Кстати, микрофоны, развешенные по всему периметру сцены — вероятно, для актеров-несундукяновцев, не способных «взять» голосом огромную сцену alma mater армянского театра, — сыграли дурную шутку. И хотя к премьере из спектакля едва ли не полностью ушла специально написанная автором-итальянцем музыка, чтобы уступить, точнее, дать прорваться слову, ситуацию это не спасло. По крайней мере никогда прежде у сундукяновцев Лоренца Арушаняна, Карена Джангирова, Альберта Сафаряна никогда не возникало проблем со «слышимостью». А здесь звуковые перепады, взлетающие и тонущие в акустическом бекграунде фразы — в зависимости от близости к технике — убивали живую актерскую речь. Если, конечно, таковая присутствовала. Потому что с режиссурой актерской дело обстояло примерно так же, как с режиссурой вообще. Она в отсутствии любви и смерти. Наконец смерть наступила. Взявшись за руки, братья, прокрутив в памяти скомканную жизнь, освещенную лишь образом девы-балерины небалериньего формата, отошли в мир иной. И даже вознеслись к небесам. Точнее, запакованные в наскоро сколоченную тару для перевозки неценных грузов, поднялись к колосникам. Ныне прощаеши…

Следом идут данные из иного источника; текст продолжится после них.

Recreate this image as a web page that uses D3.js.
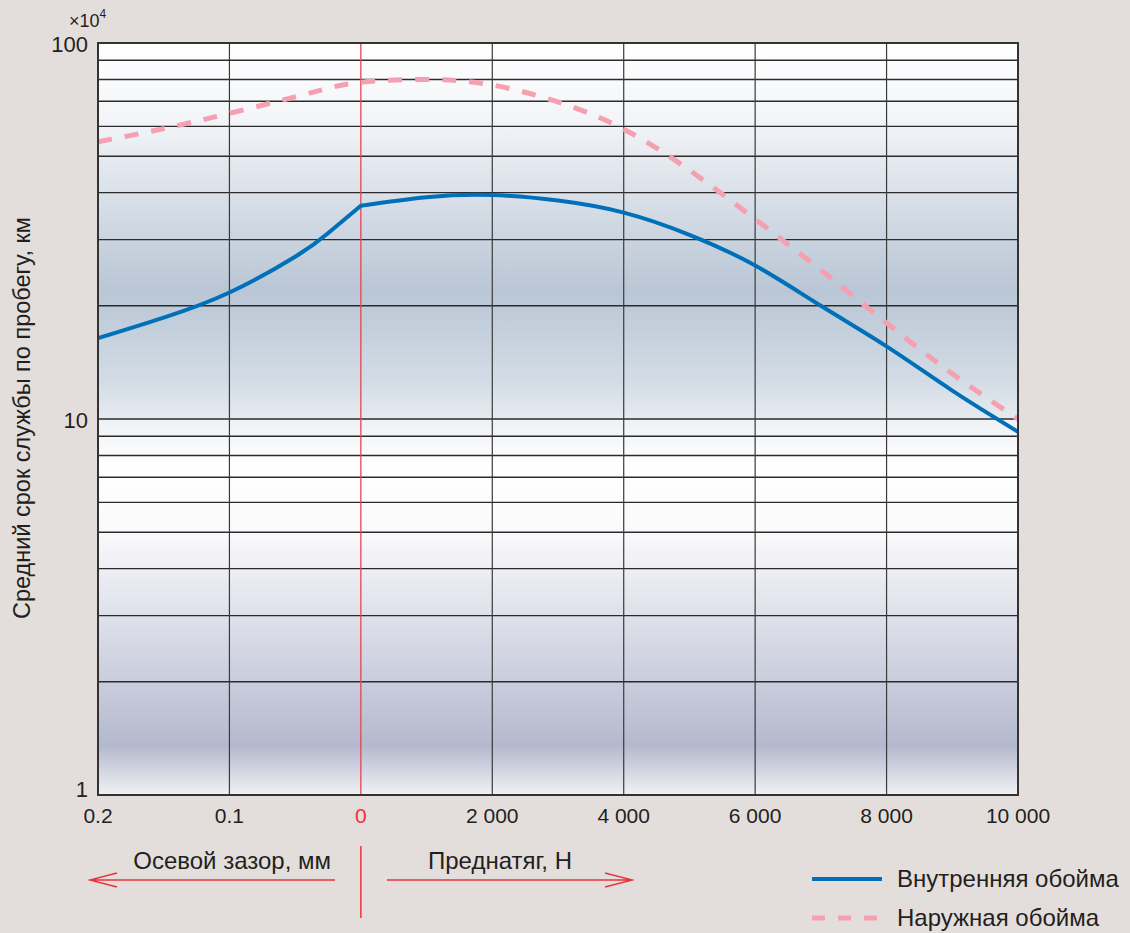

ГОРАЗДО СЛОЖНЕЕ ПРОСТИТЬ ОКАЗАЛОСЬ ДЛЯ ЗРИТЕЛЯ, БЕЗБОЖНО ИСПЫТЫВАЕМОГО НА ПРОЧНОСТЬ. Лишенная всякого намека на темпоритм тягомотина — без режиссерских точек, без контрапункта и катарсиса — длилась всего-то полтора часа, но казалось, «завтра не наступит никогда». Первым не выдержали нервы у премьер-министра Тиграна Саркисяна. Когда где-то на двадцать пятой минуте выяснилось, что не только Джексон оказался женщиной, но и коза, с которой познавали первые сексуальные радости жители итальянской деревни, оказалась ко всему вдобавок козлом, глава армянского правительства вместе с супругой, без аффективного хлопанья дверьми, молча, по-английски покинули ложу. За ними потянулась самая нетерпеливая часть публики. Более устойчивые подремывали, когда их внезапно разбудили громкие выкрики пожилого господина, возмущенного прозвучавшей со сцены нецензурной лексикой. Выдержкой премьер-министра этот господин не обладал, так что вышел, громко хлопнув дверью. Народ, внутренне позавидовав устойчивости его организма к снотворным качествам «Семи писем», пожал плечами и стал клевать носом дальше. Впрочем, говорят, нецензурная лексика ко второму спектаклю упала, вернее, выпала, анимаэротизм частично пропал… Что осталось на трубе? Претензия на инновацию, обернувшаяся ветхим театральным языком, бескрылость, беспомощность и беспросветная скука. Словом, брак по-итальянски.
… Кажется, вторым после «Амаркорда» фильмом Феллини — сделанным, правда, уже без участия Гуэрры, — вышедшим в свое время на советский экран, был «И корабль плывет»…
Так вот, судно, в течение почти трех лет объявляемое театральным «Титаником», постигла печальная участь знаменитого океанского лайнера — он затонул.
P.S. В одном из предпремьерных интервью Армен Мазманян говорил, что его постановка «Меда» была персональным требованием Тонино Гуэрры: «Баста! Это должен делать ты, или мне придется обращаться к Юрию Любимову или Джорджио Стреллеру»… 16 марта, в день юбилея Мастера, в Театре на Таганке состоялась премьера «Меда» в постановке Юрия Любимова и в сценическом оформлении его большого друга Тонино Гуэрры. Судя по отзывам СМИ, прошла с колоссальным успехом.